Given a capability, there is a known set of "methods" or "requests" that
can be performed. As programmer, *you* may be confused about what the
set is, or you may have incomplete information, but the capability names
some object, and if you request an operation that the object does not
understand then the request will fail. This set of requestable
operations is the capability's interface. That is the *definition* of an
interface, and a given capability clearly can have only one such
interface.

We may, by convention, define useful subsets of this interface (as in an
interface hierarchy), but the capability ultimately implements exactly
one concrete interface that is precisely defined.
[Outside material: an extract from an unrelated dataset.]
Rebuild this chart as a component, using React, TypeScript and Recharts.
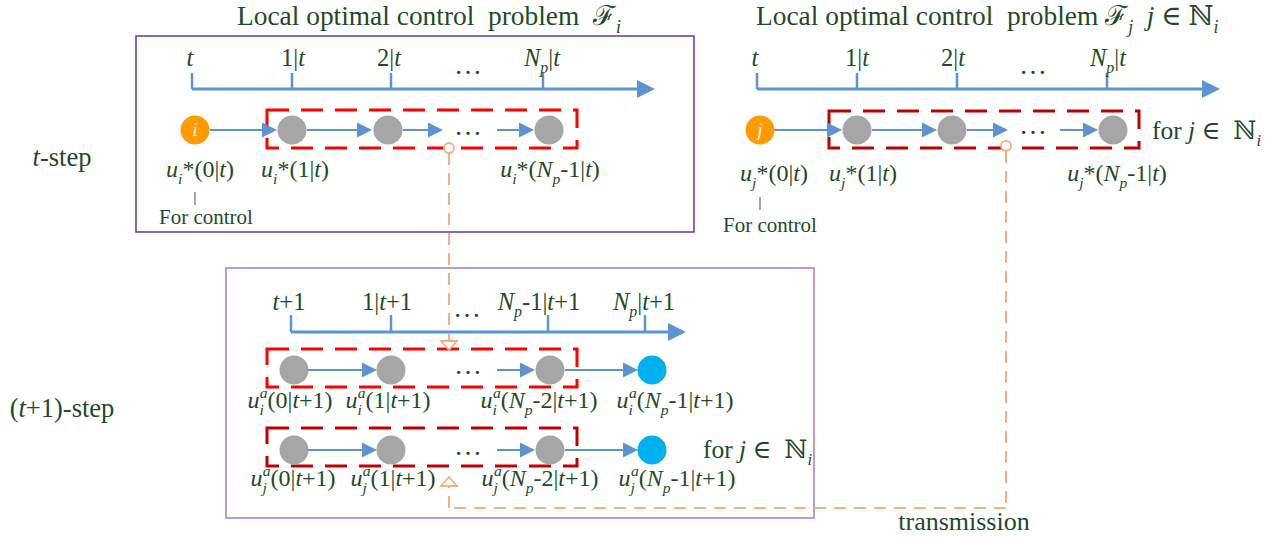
import React from 'react';
import {
  ScatterChart,
  Scatter,
  XAxis,
  YAxis,
  ReferenceLine,
  ReferenceArea,
  ReferenceDot,
} from 'recharts';

const W = 1271;
const H = 538;

const INK = '#1f4a2a';
const BLUE = '#5b93d3';
const ORANGE_DASH = '#f6b07c';
const SERIF = '"Liberation Serif", "Times New Roman", "DejaVu Serif", serif';

// time axes: start, arrow tip, baseline, tick top, tick positions
const AXES = [
  { from: 192, to: 655, y: 89, tickTop: 73, ticks: [192, 292, 391, 543] },
  { from: 757, to: 1220, y: 89, tickTop: 73, ticks: [757, 857, 957, 1107] },
  { from: 291, to: 686, y: 332, tickTop: 315, ticks: [291, 391, 548, 645] },
];

// nodes of each sequence
const NODES_T_I = [
  { x: 195, y: 130, kind: 'agent', tag: 'i' },
  { x: 292, y: 130, kind: 'plan' },
  { x: 388, y: 130, kind: 'plan' },
  { x: 549, y: 130, kind: 'plan' },
];
const NODES_T_J = [
  { x: 760, y: 130, kind: 'agent', tag: 'j' },
  { x: 857, y: 130, kind: 'plan' },
  { x: 952, y: 130, kind: 'plan' },
  { x: 1113, y: 130, kind: 'plan' },
];
const NODES_T1_I = [
  { x: 294, y: 370, kind: 'plan' },
  { x: 391, y: 370, kind: 'plan' },
  { x: 550, y: 370, kind: 'plan' },
  { x: 652, y: 370, kind: 'tail' },
];
const NODES_T1_J = [
  { x: 294, y: 450, kind: 'plan' },
  { x: 391, y: 450, kind: 'plan' },
  { x: 550, y: 450, kind: 'plan' },
  { x: 652, y: 450, kind: 'tail' },
];

// arrows between nodes: start, tip, row
const ARROWS = [
  { x1: 210, x2: 277, y: 130 }, { x1: 307, x2: 372, y: 130 },
  { x1: 403, x2: 443, y: 130 }, { x1: 497, x2: 534, y: 130 },
  { x1: 774, x2: 842, y: 130 }, { x1: 872, x2: 937, y: 130 },
  { x1: 967, x2: 1008, y: 130 }, { x1: 1060, x2: 1098, y: 130 },
  { x1: 308, x2: 377, y: 370 }, { x1: 497, x2: 535, y: 370 }, { x1: 565, x2: 638, y: 370 },
  { x1: 308, x2: 377, y: 450 }, { x1: 497, x2: 535, y: 450 }, { x1: 565, x2: 638, y: 450 },
];

// frames
const PANELS = [
  { x1: 136, y1: 36, x2: 694, y2: 232, tone: 'dark' },
  { x1: 226, y1: 268, x2: 814, y2: 518, tone: 'light' },
];
const WINDOWS = [
  { x1: 267, y1: 110, x2: 577, y2: 148, tone: 'own' },
  { x1: 829, y1: 111, x2: 1139, y2: 148, tone: 'nbr' },
  { x1: 267, y1: 349, x2: 577, y2: 387, tone: 'own' },
  { x1: 267, y1: 428, x2: 577, y2: 466, tone: 'nbr' },
];

// transmission path (orange dashed)
const LINKS = [
  [{ x: 449, y: 153 }, { x: 449, y: 341 }],
  [{ x: 1006, y: 151 }, { x: 1006, y: 508 }],
  [{ x: 1006, y: 508 }, { x: 449, y: 508 }],
  [{ x: 449, y: 508 }, { x: 449, y: 486 }],
];
const LINK_STARTS = [{ x: 449, y: 148 }, { x: 1006, y: 146 }];
const LINK_HEADS = [
  { x: 449, y: 350, dir: 'down' },
  { x: 449, y: 477, dir: 'up' },
];

// small "|" marks under u*(0|t)
const CONTROL_MARKS = [
  { x: 195, y1: 192, y2: 205 },
  { x: 760, y1: 197, y2: 210 },
];

// text: [..] italic, _{..} subscript, ^{..} superscript
const TITLES = [
  { x: 237, y: 25, text: 'Local optimal control  problem  ℱ_{i}' },
  { x: 756, y: 25, text: 'Local optimal control  problem ℱ_{j}  [j] ∈ ℕ_{i}' },
];
const TICK_LABELS = [
  { x: 190, y: 66, text: '[t]' }, { x: 293, y: 66, text: '1|[t]' },
  { x: 389, y: 66, text: '2|[t]' }, { x: 542, y: 66, text: '[N]_{p}|[t]' },
  { x: 755, y: 66, text: '[t]' }, { x: 857, y: 66, text: '1|[t]' },
  { x: 953, y: 66, text: '2|[t]' }, { x: 1108, y: 66, text: '[N]_{p}|[t]' },
  { x: 289, y: 310, text: '[t]+1' }, { x: 387, y: 310, text: '1|[t]+1' },
  { x: 539, y: 310, text: '[N]_{p}-1|[t]+1' }, { x: 644, y: 310, text: '[N]_{p}|[t]+1' },
];
const NODE_LABELS = [
  { x: 200, y: 177, text: '[u]_{i}*(0|[t])' },
  { x: 295, y: 177, text: '[u]_{i}*(1|[t])' },
  { x: 550, y: 177, text: '[u]_{i}*([N]_{p}-1|[t])' },
  { x: 774, y: 181, text: '[u]_{j}*(0|[t])' },
  { x: 863, y: 181, text: '[u]_{j}*(1|[t])' },
  { x: 1117, y: 181, text: '[u]_{j}*([N]_{p}-1|[t])' },
  { x: 290, y: 408, text: '[u]_{i}^{a}(0|[t]+1)' },
  { x: 388, y: 408, text: '[u]_{i}^{a}(1|[t]+1)' },
  { x: 539, y: 408, text: '[u]_{i}^{a}([N]_{p}-2|[t]+1)' },
  { x: 675, y: 408, text: '[u]_{i}^{a}([N]_{p}-1|[t]+1)' },
  { x: 293, y: 486, text: '[u]_{j}^{a}(0|[t]+1)' },
  { x: 393, y: 486, text: '[u]_{j}^{a}(1|[t]+1)' },
  { x: 540, y: 486, text: '[u]_{j}^{a}([N]_{p}-2|[t]+1)' },
  { x: 677, y: 486, text: '[u]_{j}^{a}([N]_{p}-1|[t]+1)' },
];
const ELLIPSES = [
  { x: 468, y: 74, text: '…' }, { x: 1033, y: 74, text: '…' },
  { x: 468, y: 135, text: '…' }, { x: 1033, y: 134, text: '…' },
  { x: 467, y: 317, text: '…' }, { x: 468, y: 374, text: '…' }, { x: 468, y: 455, text: '…' },
];
const CONTROL_NOTES = [
  { x: 206, y: 224, text: 'For control' },
  { x: 770, y: 232, text: 'For control' },
];
const STEP_LABELS = [
  { x: 62, y: 166, text: '[t]-step' },
  { x: 62, y: 417, text: '([t]+1)-step' },
];
const SET_NOTES = [
  { x: 1152, y: 139, text: 'for [j] ∈  ℕ_{i}' },
  { x: 703, y: 458, text: 'for [j] ∈  ℕ_{i}' },
];
const CAPTIONS = [{ x: 964, y: 530, text: 'transmission' }];

const NODE_FILL: Record<string, string> = { agent: '#ff9b00', plan: '#a6a6a6', tail: '#00b0f0' };
const PANEL_STROKE: Record<string, string> = { dark: '#7030a0', light: '#a07ccf' };
const WINDOW_STROKE: Record<string, string> = { own: '#ff0000', nbr: '#c00000' };

type Seg = { text: string; italic: boolean; pos: 'base' | 'sub' | 'sup' };

function parseRich(src: string): Seg[] {
  const segs: Seg[] = [];
  let buf = '';
  let italic = false;
  const flush = () => {
    if (buf) segs.push({ text: buf, italic, pos: 'base' });
    buf = '';
  };
  for (let k = 0; k < src.length; k++) {
    const c = src[k];
    if (c === '[') { flush(); italic = true; }
    else if (c === ']') { flush(); italic = false; }
    else if ((c === '_' || c === '^') && src[k + 1] === '{') {
      flush();
      const end = src.indexOf('}', k);
      segs.push({ text: src.slice(k + 2, end), italic: true, pos: c === '_' ? 'sub' : 'sup' });
      k = end;
    } else buf += c;
  }
  flush();
  return segs;
}

function RichText({ x, y, src, size, anchor = 'middle' }: { x: number; y: number; src: string; size: number; anchor?: string }) {
  const segs = parseRich(src);
  let shift = 0;
  let prevSub = '';
  return (
    <text x={x} y={y} fontSize={size} fill={INK} textAnchor={anchor} fontFamily={SERIF} style={{ whiteSpace: 'pre' }}>
      {segs.map((s, k) => {
        const target = s.pos === 'sub' ? size * 0.28 : s.pos === 'sup' ? -size * 0.42 : 0;
        const dy = target - shift;
        shift = target;
        const dx = s.pos === 'sup' && prevSub ? -size * 0.65 * 0.25 * prevSub.length : undefined;
        prevSub = s.pos === 'sub' ? s.text : '';
        return (
          <tspan
            key={k}
            dy={dy || undefined}
            dx={dx}
            fontStyle={s.italic ? 'italic' : 'normal'}
            fontSize={s.pos === 'base' ? size : size * 0.65}
          >
            {s.text}
          </tspan>
        );
      })}
    </text>
  );
}

const textShape = (size: number, anchor = 'middle') => (p: any) => (
  <RichText x={p.cx} y={p.cy} src={p.payload.text} size={size} anchor={anchor} />
);

const nodeShape = (p: any) => (
  <g>
    <circle cx={p.cx} cy={p.cy} r={14.5} fill={NODE_FILL[p.payload.kind]} />
    {p.payload.tag && (
      <text x={p.cx} y={p.cy + 6} textAnchor="middle" fontSize={18} fontStyle="italic" fill="#fff" fontFamily={SERIF}>
        {p.payload.tag}
      </text>
    )}
  </g>
);

const headShape = (len: number, half: number) => (p: any) => (
  <polygon points={`${p.cx},${p.cy} ${p.cx - len},${p.cy - half} ${p.cx - len},${p.cy + half}`} fill={BLUE} />
);

const hollowHead = (p: any) => {
  const b = p.payload.dir === 'down' ? p.cy - 9 : p.cy + 9;
  return (
    <polygon
      points={`${p.cx},${p.cy} ${p.cx - 8},${b} ${p.cx + 8},${b}`}
      fill="#fff"
      stroke={ORANGE_DASH}
      strokeWidth={1.8}
    />
  );
};

export default function App() {
  const allNodes = [...NODES_T_I, ...NODES_T_J, ...NODES_T1_I, ...NODES_T1_J];
  const axisHeads = AXES.map(a => ({ x: a.to, y: a.y }));
  const arrowHeads = ARROWS.map(a => ({ x: a.x2, y: a.y }));

  return (
    <div style={{ width: W, height: H, background: '#fff' }}>
      <style>{'body{margin:0}'}</style>
      <ScatterChart width={W} height={H} margin={{ top: 0, right: 0, bottom: 0, left: 0 }}>
        <XAxis type="number" dataKey="x" domain={[0, W]} hide allowDataOverflow />
        <YAxis type="number" dataKey="y" domain={[0, H]} reversed hide allowDataOverflow />

        {PANELS.map((b, k) => (
          <ReferenceArea
            key={`p${k}`}
            x1={b.x1} x2={b.x2} y1={b.y1} y2={b.y2}
            fill="none" fillOpacity={0}
            stroke={PANEL_STROKE[b.tone]} strokeWidth={1.5}
            ifOverflow="visible"
          />
        ))}
        {WINDOWS.map((b, k) => (
          <ReferenceArea
            key={`w${k}`}
            x1={b.x1} x2={b.x2} y1={b.y1} y2={b.y2}
            fill="none" fillOpacity={0}
            stroke={WINDOW_STROKE[b.tone]} strokeWidth={3} strokeDasharray="22 12"
            ifOverflow="visible"
          />
        ))}

        {AXES.map((a, k) => (
          <ReferenceLine
            key={`a${k}`}
            segment={[{ x: a.from, y: a.y }, { x: a.to - 10, y: a.y }]}
            stroke={BLUE} strokeWidth={3} ifOverflow="visible"
          />
        ))}
        {AXES.flatMap((a, k) =>
          a.ticks.map((t, n) => (
            <ReferenceLine
              key={`t${k}-${n}`}
              segment={[{ x: t, y: a.tickTop }, { x: t, y: a.y }]}
              stroke={BLUE} strokeWidth={2.5} ifOverflow="visible"
            />
          ))
        )}
        {ARROWS.map((a, k) => (
          <ReferenceLine
            key={`r${k}`}
            segment={[{ x: a.x1, y: a.y }, { x: a.x2 - 8, y: a.y }]}
            stroke={BLUE} strokeWidth={2} ifOverflow="visible"
          />
        ))}
        {CONTROL_MARKS.map((m, k) => (
          <ReferenceLine
            key={`m${k}`}
            segment={[{ x: m.x, y: m.y1 }, { x: m.x, y: m.y2 }]}
            stroke="#5d6f63" strokeWidth={1.2} ifOverflow="visible"
          />
        ))}
        {LINKS.map((s, k) => (
          <ReferenceLine
            key={`l${k}`}
            segment={s}
            stroke={ORANGE_DASH} strokeWidth={2} strokeDasharray="12 8" ifOverflow="visible"
          />
        ))}
        {LINK_STARTS.map((d, k) => (
          <ReferenceDot
            key={`d${k}`}
            x={d.x} y={d.y} r={5}
            fill="#fff" stroke={ORANGE_DASH} strokeWidth={1.8}
            ifOverflow="visible"
          />
        ))}

        <Scatter data={allNodes} shape={nodeShape} isAnimationActive={false} />
        <Scatter data={axisHeads} shape={headShape(18, 9)} isAnimationActive={false} />
        <Scatter data={arrowHeads} shape={headShape(15, 7.5)} isAnimationActive={false} />
        <Scatter data={LINK_HEADS} shape={hollowHead} isAnimationActive={false} />

        <Scatter data={TITLES} shape={textShape(27.4, 'start')} isAnimationActive={false} />
        <Scatter data={TICK_LABELS} shape={textShape(24.5)} isAnimationActive={false} />
        <Scatter data={NODE_LABELS} shape={textShape(24)} isAnimationActive={false} />
        <Scatter data={ELLIPSES} shape={textShape(28)} isAnimationActive={false} />
        <Scatter data={CONTROL_NOTES} shape={textShape(21)} isAnimationActive={false} />
        <Scatter data={STEP_LABELS} shape={textShape(26.5)} isAnimationActive={false} />
        <Scatter data={SET_NOTES} shape={textShape(25.5, 'start')} isAnimationActive={false} />
        <Scatter data={CAPTIONS} shape={textShape(26)} isAnimationActive={false} />
      </ScatterChart>
    </div>
  );
}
I think what you were really trying to say is that we may not know
statically what this interface is. This is why I view the CapIDL
descriptions as a useful convenience shorthand rather than an
enforceable static type system. It is, however, a *very* useful
shorthand.

> 
> In the Hurd, most objects are made accessible via the virtual file
> system.  When a task wants to create a pipe, for instance, the
> standard Hurdish idiom is to ask the pflocal server.  To find the
> pflocal server, a task obtains a capability to `/servers/socket'
> (which presumably names the fs, i.e. directory, interface).  The task
> invokes that interface using the dir_open method with the string
> argument "1".  (Why 1?  That is the number associated with PF_LOCAL.)
> The returned capability presumably names the socket (server)
> interface.  The reason that we know this is not because dir_lookup
> necessarily returns capabilities which name the socket interface but
> because by convention, the node /server/socket/1 names an object which
> can create sockets.
> 
> Using the capability, I can invoke the socket_create method.  The
> pfinet server will typically return a capability which names the
> socket (client) interface AND the io interface.  Using the socket
> (client) interface, a task, for example, can connect two sockets to
> create a socket pair.  Using the io interface, a task can read from
> and write to a socket.
> 
> How would capidl express these two usage modes?  Would you recommend a
> different model?

Exactly as you do. Each of the descriptors in your explanation has
exactly one interface.

I think we are confusing interfaces for types. dir_lookup("name"), for
example, can return an arbitrary capability type. Once you have the
capability back, however, that capability has well defined behavior, and
you can ask the capability what its behavior is.